==== Data shown ====

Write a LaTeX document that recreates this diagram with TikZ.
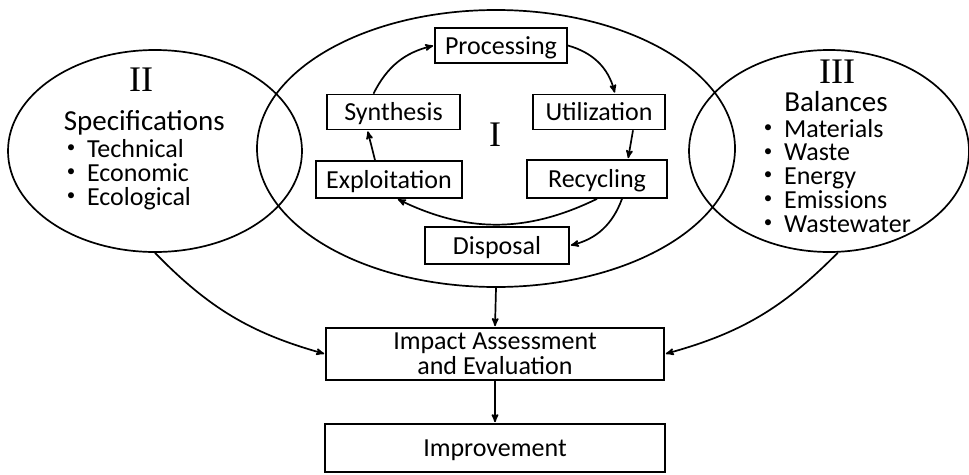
\documentclass[tikz,border=0pt]{standalone}
\usepackage{fontspec}
\setmainfont{Carlito}
\newfontfamily\romanfont{Liberation Serif}
\usetikzlibrary{arrows,shapes.geometric,positioning}
\newcommand\dotitem{\raisebox{0.18em}{\fontsize{17}{0}\selectfont\textbullet}\ \ }

\begin{document}
\begin{tikzpicture}[x=1pt,y=-1pt,>=stealth',shorten >=1pt,auto,
                    line width=1.7pt]
  \tikzstyle{stage}=[draw=black,text=black,inner sep=0pt,
                     font=\fontsize{26}{25}\selectfont]
  \tikzstyle{loopbox}=[stage,minimum height=35pt,text height=17pt,text depth=0pt]
  \tikzstyle{field}=[draw=black,ellipse,inner sep=0pt]
  \tikzstyle{numeral}=[inner sep=0pt,font=\romanfont\fontsize{36}{36}\selectfont]
  \tikzstyle{heading}=[inner sep=0pt,font=\fontsize{29}{24}\selectfont]
  \tikzstyle{listtext}=[inner sep=0pt,align=left,font=\fontsize{26}{23.7}\selectfont]

  \useasboundingbox (0,0) rectangle (969,474);

  \node[field,minimum width=478pt,minimum height=277pt] (life) at (496,148.5) {};
  \node[field,minimum width=294pt,minimum height=202pt] (spec) at (155,151) {};
  \node[field,minimum width=280pt,minimum height=202pt] (bal)  at (829,151) {};

  \node[numeral] (one)   at (495,135) {I};
  \node[numeral] (two)   at (141,80)  {II};
  \node[numeral] (three) at (837,71.5) {III};

  \node[loopbox,minimum width=132pt] (proc) at (501,45.5)  {Processing};
  \node[loopbox,minimum width=133pt] (syn)  at (393.5,112) {Synthesis};
  \node[loopbox,minimum width=132pt] (util) at (599,112)   {Utilization};
  \node[loopbox,minimum width=146pt,minimum height=37pt] (expl) at (389,179.5) {Exploitation};
  \node[loopbox,minimum width=140pt,minimum height=38pt] (rec)  at (597,179)   {Recycling};
  \node[loopbox,minimum width=144pt,minimum height=37pt] (disp) at (497,245.5) {Disposal};

  % lists: base is the last line here
  \node[heading,anchor=base west] (spechead) at (63,130) {Specifications};
  \node[listtext,anchor=base west] (speclist) at (66,205)
       {\dotitem Technical\\ \dotitem Economic\\ \dotitem Ecological};
  \node[heading,anchor=base] (balhead) at (836,111) {Balances};
  \node[listtext,anchor=base west] (ballist) at (763,232)
       {\dotitem Materials\\ \dotitem Waste\\ \dotitem Energy\\
        \dotitem Emissions\\ \dotitem Wastewater};

  \node[stage,align=center,minimum width=338pt,minimum height=52pt] (impact) at (495,354)
       {Impact Assessment\\and Evaluation};
  \node[stage,minimum width=340pt,minimum height=48pt,text height=17pt,text depth=0pt]
       (improve) at (495,448) {Improvement};

  % the cycle
  \path[->] ([xshift=-20pt]syn.north) edge[bend left=25] (proc.west)
            (proc.east) edge[bend left=30] ([xshift=16pt]util.north)
            ([xshift=34pt]util.south) edge ([xshift=31pt]rec.north)
            (rec.south) edge[bend left=26] ([xshift=8pt]expl.south)
            ([xshift=-14pt]expl.north) edge ([xshift=-26pt]syn.south)
            ([xshift=25pt]rec.south) edge[bend left=28] (disp.east);

  % towards the assessment
  \path[->] (life.south) edge (impact.north)
            (spec.south) edge[bend right=15] (impact.west)
            (bal.-85) edge[bend left=15] (impact.east)
            (impact.south) edge (improve.north);
\end{tikzpicture}
\end{document}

====

Problem details -
Repeat the lines above exactly, and keep every picture out.

Finished answer -
Write a LaTeX document that recreates this diagram with TikZ.
\documentclass[tikz,border=0pt]{standalone}
\usepackage{fontspec}
\setmainfont{Carlito}
\newfontfamily\romanfont{Liberation Serif}
\usetikzlibrary{arrows,shapes.geometric,positioning}
\newcommand\dotitem{\raisebox{0.18em}{\fontsize{17}{0}\selectfont\textbullet}\ \ }

\begin{document}
\begin{tikzpicture}[x=1pt,y=-1pt,>=stealth',shorten >=1pt,auto,
                    line width=1.7pt]
  \tikzstyle{stage}=[draw=black,text=black,inner sep=0pt,
                     font=\fontsize{26}{25}\selectfont]
  \tikzstyle{loopbox}=[stage,minimum height=35pt,text height=17pt,text depth=0pt]
  \tikzstyle{field}=[draw=black,ellipse,inner sep=0pt]
  \tikzstyle{numeral}=[inner sep=0pt,font=\romanfont\fontsize{36}{36}\selectfont]
  \tikzstyle{heading}=[inner sep=0pt,font=\fontsize{29}{24}\selectfont]
  \tikzstyle{listtext}=[inner sep=0pt,align=left,font=\fontsize{26}{23.7}\selectfont]

  \useasboundingbox (0,0) rectangle (969,474);

  \node[field,minimum width=478pt,minimum height=277pt] (life) at (496,148.5) {};
  \node[field,minimum width=294pt,minimum height=202pt] (spec) at (155,151) {};
  \node[field,minimum width=280pt,minimum height=202pt] (bal)  at (829,151) {};

  \node[numeral] (one)   at (495,135) {I};
  \node[numeral] (two)   at (141,80)  {II};
  \node[numeral] (three) at (837,71.5) {III};

  \node[loopbox,minimum width=132pt] (proc) at (501,45.5)  {Processing};
  \node[loopbox,minimum width=133pt] (syn)  at (393.5,112) {Synthesis};
  \node[loopbox,minimum width=132pt] (util) at (599,112)   {Utilization};
  \node[loopbox,minimum width=146pt,minimum height=37pt] (expl) at (389,179.5) {Exploitation};
  \node[loopbox,minimum width=140pt,minimum height=38pt] (rec)  at (597,179)   {Recycling};
  \node[loopbox,minimum width=144pt,minimum height=37pt] (disp) at (497,245.5) {Disposal};

  % lists: base is the last line here
  \node[heading,anchor=base west] (spechead) at (63,130) {Specifications};
  \node[listtext,anchor=base west] (speclist) at (66,205)
       {\dotitem Technical\\ \dotitem Economic\\ \dotitem Ecological};
  \node[heading,anchor=base] (balhead) at (836,111) {Balances};
  \node[listtext,anchor=base west] (ballist) at (763,232)
       {\dotitem Materials\\ \dotitem Waste\\ \dotitem Energy\\
        \dotitem Emissions\\ \dotitem Wastewater};

  \node[stage,align=center,minimum width=338pt,minimum height=52pt] (impact) at (495,354)
       {Impact Assessment\\and Evaluation};
  \node[stage,minimum width=340pt,minimum height=48pt,text height=17pt,text depth=0pt]
       (improve) at (495,448) {Improvement};

  % the cycle
  \path[->] ([xshift=-20pt]syn.north) edge[bend left=25] (proc.west)
            (proc.east) edge[bend left=30] ([xshift=16pt]util.north)
            ([xshift=34pt]util.south) edge ([xshift=31pt]rec.north)
            (rec.south) edge[bend left=26] ([xshift=8pt]expl.south)
            ([xshift=-14pt]expl.north) edge ([xshift=-26pt]syn.south)
            ([xshift=25pt]rec.south) edge[bend left=28] (disp.east);

  % towards the assessment
  \path[->] (life.south) edge (impact.north)
            (spec.south) edge[bend right=15] (impact.west)
            (bal.-85) edge[bend left=15] (impact.east)
            (impact.south) edge (improve.north);
\end{tikzpicture}
\end{document}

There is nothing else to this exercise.